The air in the exhibition is dark, filled with innumerable voices and lit with moving images. Alexander Hetherington and Scott Caruth share the first space (CCA III); Hetherington’s two CRT monitors on the floor and Caruth’s photographic prints on the wall. There’s a triptych of blue bathroom doors, their surfaces scarred and inked with men’s phone numbers. The prints are illuminated from below with outtakes from a video practice. The first space may as well be a lobby; a DHL employee is looking for the reception. The two remaining rooms are two seemingly separate exhibitions shown under one name, Seen and Not Seen.

Hetherington occupies the largest space (CCA II) with two projections, another monitor and two coloured Carnegie Hall spotlights. His videos, four of which are projected, are shot on 16mm film and feature queer, poetic, trans-fronted ecological images. Idle Work (2021-2022) plays. Trapped in the liminal space between understanding and huh?, the videos are a layered exposure of references. There’s a feather, a wasp, a hexagonal structure, a globe, droning, piano strings and a wet voice. All overexposed. The work gives everything at once. Breakfast, lunch and dinner. Yet, I couldn’t lose myself in the daydream of Hetherington’s work. The sound from one projection migrates into the other and, in the final room (CCA I), Scott Caruth’s AAAAAs bleed from behind a black curtain.
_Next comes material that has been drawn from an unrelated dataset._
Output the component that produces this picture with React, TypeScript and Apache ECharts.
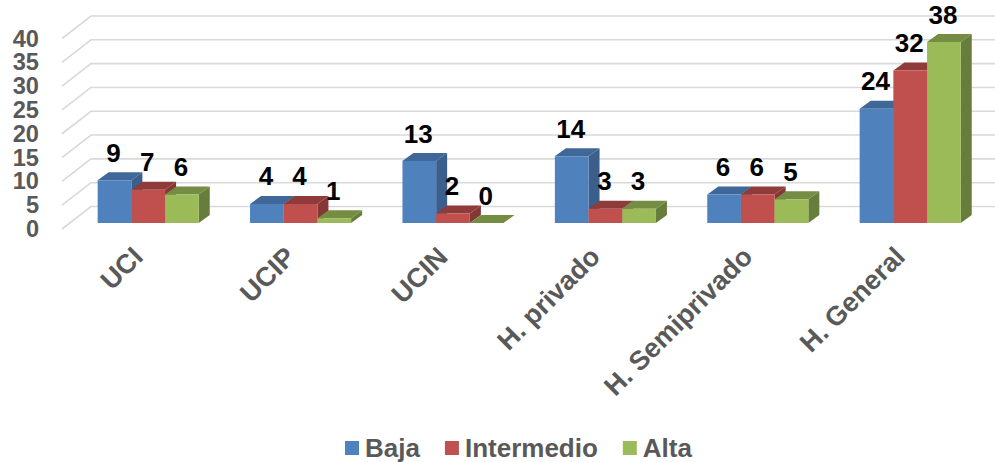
import React, { useEffect, useRef } from "react";
import * as echarts from "echarts";

const categories = ["UCI", "UCIP", "UCIN", "H. privado", "H. Semiprivado", "H. General"];
const seriesNames = ["Baja", "Intermedio", "Alta"];
const baja = [9, 4, 13, 14, 6, 24];
const intermedio = [7, 4, 2, 3, 6, 32];
const alta = [6, 1, 0, 3, 5, 38];
const gridTicks = [0, 5, 10, 15, 20, 25, 30, 35, 40];

const faceColors = ["#4F81BD", "#C0504D", "#9BBB59"];
const topColors = ["#3F6797", "#8F3B39", "#748D43"];
const sideColors = ["#3A5F8C", "#843735", "#677D3B"];

const FONT = '"Liberation Sans", Arial, sans-serif';
const BAR_SHARE = 0.2211;
const DEPTH_X = 11;
const DEPTH_Y = 8;
const FLOOR_LIFT = 6;
const WALL_LEFT = 62;
const WALL_BACK_X = 91;
const WALL_BACK_Y = 22.5;
const WALL_RIGHT = 995;
const TICK_LABEL_RIGHT = 39;

// Each tick gets its floor/wall gridline plus its number, so that tightly packed
// numbers are all kept (the axis itself would drop neighbours of the end labels).
function renderWall(_params: any, api: any) {
  const tick = api.value(1);
  const y = api.coord([0, tick])[1];
  return {
    type: "group",
    silent: true,
    children: [
      {
        type: "polyline",
        shape: {
          points: [
            [WALL_LEFT, y],
            [WALL_BACK_X, y - WALL_BACK_Y],
            [WALL_RIGHT, y - WALL_BACK_Y],
          ],
        },
        style: { fill: "none", stroke: "#D9D9D9", lineWidth: 1.6 },
      },
      {
        type: "text",
        x: TICK_LABEL_RIGHT,
        y,
        style: {
          text: String(tick),
          fill: "#595959",
          font: `bold 23.6px ${FONT}`,
          align: "right",
          verticalAlign: "middle",
        },
      },
    ],
  };
}

function makeBarRenderer(index: number) {
  return (_params: any, api: any) => {
    const value = api.value(1);
    const center = api.coord([api.value(0), value]);
    const base = api.coord([api.value(0), 0])[1] - FLOOR_LIFT;
    const w = api.size([1, 0])[0] * BAR_SHARE;
    const x = center[0] + (index - 1.5) * w;
    const top = center[1] - FLOOR_LIFT;
    return {
      type: "group",
      children: [
        {
          type: "polygon",
          shape: {
            points: [
              [x + w, top],
              [x + w + DEPTH_X, top - DEPTH_Y],
              [x + w + DEPTH_X, base - DEPTH_Y],
              [x + w, base],
            ],
          },
          style: { fill: sideColors[index] },
        },
        {
          type: "polygon",
          shape: {
            points: [
              [x, top],
              [x + DEPTH_X, top - DEPTH_Y],
              [x + w + DEPTH_X, top - DEPTH_Y],
              [x + w, top],
            ],
          },
          style: { fill: topColors[index] },
        },
        {
          type: "rect",
          shape: { x, y: top, width: w, height: base - top },
          style: { fill: faceColors[index] },
        },
        {
          type: "text",
          x: x + w / 2 - 1,
          y: top - DEPTH_Y - 19.5,
          style: {
            text: String(value),
            fill: "#000000",
            font: `bold 26px ${FONT}`,
            align: "center",
            verticalAlign: "middle",
          },
        },
      ],
    };
  };
}

function barSeries(name: string, values: number[], index: number) {
  return {
    type: "custom",
    name,
    data: values.map((v, i) => [i, v]),
    encode: { x: 0, y: 1 },
    itemStyle: { color: faceColors[index] },
    renderItem: makeBarRenderer(index),
    z: 3 + index,
  };
}

export default function App() {
  const ref = useRef<HTMLDivElement>(null);
  useEffect(() => {
    const chart = echarts.init(ref.current!, undefined, { renderer: "svg" });
    chart.setOption({
      animation: false,
      backgroundColor: "#FFFFFF",
      grid: [
        { left: 72, top: 38.5, width: 914.4, height: 190.5 },
        // Carries only the slanted category names, which sit left of each bar group.
        { left: 62, top: 38.5, width: 914.4, height: 190.5 },
      ],
      xAxis: [
        {
          type: "category",
          data: categories,
          axisLine: { show: false },
          axisTick: { show: false },
          axisLabel: { show: false },
        },
        {
          type: "category",
          gridIndex: 1,
          data: categories,
          axisLine: { show: false },
          axisTick: { show: false },
          axisLabel: {
            rotate: 45,
            interval: 0,
            margin: 23,
            color: "#595959",
            fontFamily: FONT,
            fontWeight: "bold",
            fontSize: 27,
          },
        },
      ],
      yAxis: [
        {
          type: "value",
          min: 0,
          max: 40,
          interval: 5,
          splitLine: { show: false },
          axisLine: { show: false },
          axisTick: { show: false },
          axisLabel: { show: false },
        },
        {
          type: "value",
          gridIndex: 1,
          min: 0,
          max: 40,
          interval: 5,
          show: false,
        },
      ],
      legend: {
        left: 340,
        top: 430,
        icon: "rect",
        itemWidth: 14,
        itemHeight: 14,
        itemGap: 25,
        data: seriesNames,
        selectedMode: false,
        textStyle: {
          color: "#595959",
          fontFamily: FONT,
          fontWeight: "bold",
          fontSize: 26,
          padding: [0, 0, 5, 1],
        },
      },
      series: [
        {
          type: "custom",
          name: "grid",
          silent: true,
          data: gridTicks.map((t) => [0, t]),
          encode: { x: 0, y: 1 },
          renderItem: renderWall,
          z: 1,
        },
        barSeries(seriesNames[0], baja, 0),
        barSeries(seriesNames[1], intermedio, 1),
        barSeries(seriesNames[2], alta, 2),
      ],
    });
    return () => chart.dispose();
  }, []);
  return <div ref={ref} style={{ position: "absolute", left: 0, top: 0, width: 995, height: 462 }} />;
}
Hetherington’s many layered sounds and unruly references rub up against something far more succinct: Caruth’s video, BOB (2016-2020). Projected on a freestanding wall, the video is of blended multi-chromatic light interrupted only by the flash of leader markings on 16mm film. Red, blue, green, blue. Red light under blood vessels. Blue light under the jacuzzi. I was entranced by the film. Composed without a camera, 88 Caruth exposed the reel to the light, steam, hot and sweat of Pipeworks – Glasgow’s gay sauna. The dominant sound throughout it, the AAAAAs, is a recording of the artist in conversation with Bob, a blind gay man he worked with over several years. Bob asks the men he meets to perform the sound. The quality of the pleasure it brings him is left uncertain, the tone is both camp and erotic. Caruth carries the note, with Bob’s counsel, and it vibrates like Meryl Streep’s ‘Flaaaaacid!’ in Death Becomes Her (1992). Or like finding a free cabin and jeans around your ankles at the sauna. Unseen pleasures float through this invisible bathhouse; be those Bob’s, the artist’s or the Pipework’s clients’.

The exhibition text supposes Hetherington and Caruth are each other’s double. The artists’ formal and conceptual similarities – 16mm film and queer subjects – ground the press release. Yet, if measured, the space between the artists’ work is vast. The tension between the respective amorphousness and conciseness in their works feels competitive; or at the very least primed for comparison. The exhibition has a degree-show quality. The bleeding sound is not ‘two works in conversation’, but careless curation. The marrying of sounds from disparate artworks, in their manners of expression, forces a combative reading that is undeserving of either.